Subscribers in telecommunications networks desire to know the identity of the person who is calling them, i.e., the calling party's identification, commonly referred to as caller ID (CID). One of the first forms of caller identification was made available to users of public switched telephone networks (PSTN), also known as plain old telephone service (POTS), and it displayed to the called party the calling party's telephone number. Although known as caller ID, it is more precisely known as calling number identification (CNID), since it displays the identity of the number used by the caller, rather than the actual identify of the caller. Nevertheless, since the correlation between the caller and the calling party number used by the caller is high, identifying the calling party number usually suffices to identify the calling party.
A later form of caller identification was developed, which, instead of displaying the calling party's number, displayed a name that was associated with that number. This form of caller identification is known as calling name identification, or “CNAM”. Like CNID, CNAM too was originally developed on PSTN networks, which use the signaling system 7 (SS7) protocol for call setup, takedown, and other call-related functions.
With the advent of packet networks, such as the Internet, the distinction between traditional telecommunication networks, such as PSTN networks using SS7, and data networks, such as the Internet, became increasingly blurred as telephone calls were routed through packet networks (e.g., voice-over IP, or VoIP), and Internet services were made available to mobile telephone users (e.g., web browsing on a smart phone). The session initiation protocol (SIP) became increasingly popular due to its ability to manage multimedia streams between endpoints, e.g., allowing a cell phone user to download and play music from a internet host, allowing computer users to hold videoconferences over the Internet, and so on.

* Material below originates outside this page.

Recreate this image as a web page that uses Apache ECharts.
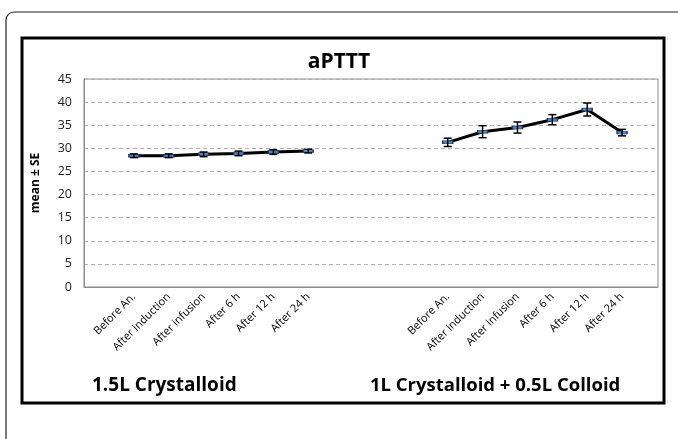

One problem, however, is that since SIP and SS7 were developed separately and on incompatible network types (packet switched and circuit-switched, respectively), some services available on PSTN networks are not available on SIP networks, and vice versa. One such service is CNAM, which was originally developed for SS7 networks. Thus, the CNAM databases are typically located in SS7 networks, and respond to queries using SS7 protocols. As a result, the existing SS7 infrastructure that provides the CNAM service for mapping a PSTN telephone number to a calling name is not accessible to SIP nodes which communicate using the SIP protocol. In other words, SIP nodes can't perform CNAM queries into the SS7 domain using the SIP protocol.
There have been two conventional solutions to this problem. The first solution is to upgrade the CNAM databases in the SS7 domain to handle queries from SIP nodes. This conceptually moves the SS7-based CNAM databases into the SIP domain. The second solution is to upgrade all SIP nodes to perform CNAM queries using SS7 protocols. This conceptually moves the SIP nodes into the SS7 domain. Both solutions are very expensive, requiring additional software and hardware for every SIP node in the packet-switched network, every CNAM node in the circuit-switched network, or some combination of the two.
Accordingly, there exists a need for an inexpensive way to pass CNAM information associated with a call from an SS7 domain into a SIP domain. Specifically, there exists a need for communicating calling name information between signaling system 7 (SS7) and non-SS7 networks.